De esta manera, aquel lejano niño, que conforme evolucionaba hacia un refinamiento de su interior, librando dos frentes de batalla – uno en el terreno de los derechos humanos vulnerados a su pueblo, representado en su némesis más recalcitrante, la corona británica, y el otro en el terreno espiritual, representado en su santo grial, el dominio de su propia sexualidad – se convertiría en el padre de la nación india y en el máximo exponente de la No violencia. Su nombre: Mohandas Karamchand Gandhi, el mahatma (gran alma), no obstante sus grandes falencias y notorias imperfecciones (derrumbando el mito de la película hagiográfica de Richard Attenborough de 1982, donde se muestra a un Gandhi decididamente divinizado), propias de nuestra conducta humana. Ahí radica su verdadera grandeza, en haber dejado una huella indeleble a su paso, a pesar de lidiar con su álter ego, mucho más mundano.

El año de la discordia
Ahora es el turno de detenernos en este año en particular, 1939, momento histórico donde convergen ambos personajes. El premio Nobel de la paz es uno de los reconocimientos más controvertidos, dada su naturaleza política, pero ese año en especial fue fértil en decisiones descabelladas. Mientras media Europa temía por su soberanía, el nombre de Hitler se barajó entre los posibles candidatos al galardón. Incluso se abrió un encendido debate en torno a los pros y los contras de su nominación. Así pues, su nefasto nombre quedó inscrito en los registros que descansan en Estocolmo, así fuera en calidad de aspirante. Por si esto no bastara, Benito Mussolini también gozó de ese privilegio en 1935 y Joseph Stalin lo tuvo por partida doble, en 1945 y 1948. ¡Vaya grupo de tiranos y genocidas! Afortunadamente ninguno se alzó con el trofeo.
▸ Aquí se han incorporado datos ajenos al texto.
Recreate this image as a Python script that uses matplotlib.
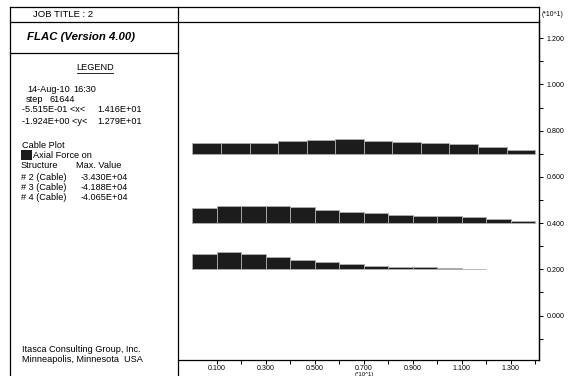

Pero las sorpresas no acaban allí, pues ese mismo año Gandhi también fue nominado, cosa apenas lógica, pero el hecho significativo fue la negativa del comité para entregárselo, prefiriendo declarar el premio desierto. No valió siquiera la carta que le envió al mismo Hitler, tratando de detener la barbarie que se avecinaba. Ahora me pregunto: ¿Cómo es posible que Gandhi, el símbolo de la resistencia pacífica en un siglo plagado de las guerras más atroces, nunca recibiera el premio, a pesar de haber sido nominado en cinco ocasiones? Nunca se entenderá.
He ahí la historia de cómo dos seres tan diametralmente opuestos es su percepción del poder y con luchas personales tan disímiles, se vieron obligados, por esos caprichos del destino, a compartir una misma dignidad, no así, un mismo legado.